We now analyze the two terms separately. Since the random variables \((X_i-\mu)^2\) are i.i.d. and satisfy \(\mathbb{E}[(X_i-\mu)^2] = \sigma^2 < \infty,\) the weak law of large numbers gives

\[\frac{1}{n}\sum_{i=1}^n (X_i-\mu)^2 \xrightarrow{p} \sigma^2.\]

Because \(\frac{n}{n-1} \to 1,\) it follows that

\[\frac{1}{n-1}\sum_{i=1}^n (X_i-\mu)^2 = \frac{n}{n-1}\cdot \frac{1}{n}\sum_{i=1}^n (X_i-\mu)^2 \xrightarrow{p} \sigma^2.\]
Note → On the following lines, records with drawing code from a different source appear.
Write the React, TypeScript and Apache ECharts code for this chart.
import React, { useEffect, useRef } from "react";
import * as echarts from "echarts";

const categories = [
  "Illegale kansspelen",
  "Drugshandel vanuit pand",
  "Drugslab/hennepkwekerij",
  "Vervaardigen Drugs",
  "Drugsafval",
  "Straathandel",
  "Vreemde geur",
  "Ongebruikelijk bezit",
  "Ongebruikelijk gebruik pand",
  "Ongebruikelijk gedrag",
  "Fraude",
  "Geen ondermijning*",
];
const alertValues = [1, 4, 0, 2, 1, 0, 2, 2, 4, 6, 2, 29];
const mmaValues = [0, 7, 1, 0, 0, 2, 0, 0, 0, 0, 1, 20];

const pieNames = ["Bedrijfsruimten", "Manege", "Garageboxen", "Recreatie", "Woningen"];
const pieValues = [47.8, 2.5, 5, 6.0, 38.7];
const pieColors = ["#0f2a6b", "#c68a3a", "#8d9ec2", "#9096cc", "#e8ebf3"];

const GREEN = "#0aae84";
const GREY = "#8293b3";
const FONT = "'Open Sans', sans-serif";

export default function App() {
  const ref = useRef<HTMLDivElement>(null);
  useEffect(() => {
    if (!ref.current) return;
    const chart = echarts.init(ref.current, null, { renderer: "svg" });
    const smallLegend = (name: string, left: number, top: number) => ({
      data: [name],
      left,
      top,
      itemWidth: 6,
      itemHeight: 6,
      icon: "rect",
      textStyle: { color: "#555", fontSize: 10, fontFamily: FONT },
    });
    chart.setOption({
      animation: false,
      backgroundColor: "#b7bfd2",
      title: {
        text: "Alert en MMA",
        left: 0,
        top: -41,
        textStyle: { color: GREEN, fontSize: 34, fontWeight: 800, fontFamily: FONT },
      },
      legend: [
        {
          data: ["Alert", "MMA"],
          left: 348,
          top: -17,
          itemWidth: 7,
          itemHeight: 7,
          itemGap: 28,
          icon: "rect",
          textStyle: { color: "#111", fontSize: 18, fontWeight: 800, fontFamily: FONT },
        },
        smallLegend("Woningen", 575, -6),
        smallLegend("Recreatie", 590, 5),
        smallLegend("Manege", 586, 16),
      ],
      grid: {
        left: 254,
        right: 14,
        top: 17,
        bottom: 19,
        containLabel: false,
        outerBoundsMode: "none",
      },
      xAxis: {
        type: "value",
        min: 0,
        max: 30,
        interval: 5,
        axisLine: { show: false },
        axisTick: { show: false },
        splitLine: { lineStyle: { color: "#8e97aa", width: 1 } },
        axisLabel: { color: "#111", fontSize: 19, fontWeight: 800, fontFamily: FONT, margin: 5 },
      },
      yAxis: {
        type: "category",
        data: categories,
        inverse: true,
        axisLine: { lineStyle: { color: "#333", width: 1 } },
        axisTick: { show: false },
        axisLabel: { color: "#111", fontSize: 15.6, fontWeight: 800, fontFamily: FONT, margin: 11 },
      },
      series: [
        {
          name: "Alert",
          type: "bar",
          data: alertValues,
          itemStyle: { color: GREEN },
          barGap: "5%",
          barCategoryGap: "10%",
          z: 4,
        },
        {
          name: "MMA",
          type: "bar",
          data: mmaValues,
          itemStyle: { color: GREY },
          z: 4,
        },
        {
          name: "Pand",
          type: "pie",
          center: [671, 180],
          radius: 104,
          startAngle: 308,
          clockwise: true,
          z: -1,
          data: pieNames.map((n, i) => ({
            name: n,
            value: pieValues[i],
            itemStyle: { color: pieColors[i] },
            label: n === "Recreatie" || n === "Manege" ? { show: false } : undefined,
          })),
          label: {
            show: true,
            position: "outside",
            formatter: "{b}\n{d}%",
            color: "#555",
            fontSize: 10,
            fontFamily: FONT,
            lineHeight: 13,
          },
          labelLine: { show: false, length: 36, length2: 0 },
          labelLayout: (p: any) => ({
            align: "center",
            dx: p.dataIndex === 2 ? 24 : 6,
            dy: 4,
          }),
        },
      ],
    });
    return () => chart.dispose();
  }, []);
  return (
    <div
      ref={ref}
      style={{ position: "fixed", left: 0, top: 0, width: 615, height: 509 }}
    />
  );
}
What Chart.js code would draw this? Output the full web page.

Next, by the weak law of large numbers, \(\bar{X}_n \xrightarrow{p} \mu.\) Hence, by the continuous mapping theorem,

\[(\bar{X}_n-\mu)^2 \xrightarrow{p} 0.\]

Since also \(\frac{n}{n-1} \to 1,\) we obtain

\[\frac{n}{n-1}(\bar{X}_n-\mu)^2 \xrightarrow{p} 0.\]

Combining the two convergence results above, we conclude that \(\hat{\sigma}_n^2 \xrightarrow{p} \sigma^2.\) Because \(\sigma^2>0\) and the square-root function is continuous on \((0,\infty)\), the continuous mapping theorem yields \(\hat{\sigma}_n \xrightarrow{p} \sigma.\) Equivalently, \(\frac{\sigma}{\hat{\sigma}_n} \xrightarrow{p} 1.\)

Finally, by Slutsky’s theorem,

\[\frac{\sqrt{n}(\bar{X}_n-\mu)}{\hat{\sigma}_n} = \frac{\sqrt{n}(\bar{X}_n-\mu)}{\sigma} \cdot \frac{\sigma}{\hat{\sigma}_n} \xrightarrow{d} Z \cdot 1 = Z,\]

where \(Z \sim \mathcal{N}(0,1)\). Therefore, \(\frac{\sqrt{n}(\bar{X}_n-\mu)}{\hat{\sigma}_n} \xrightarrow{d} \mathcal{N}(0,1).\) This completes the proof.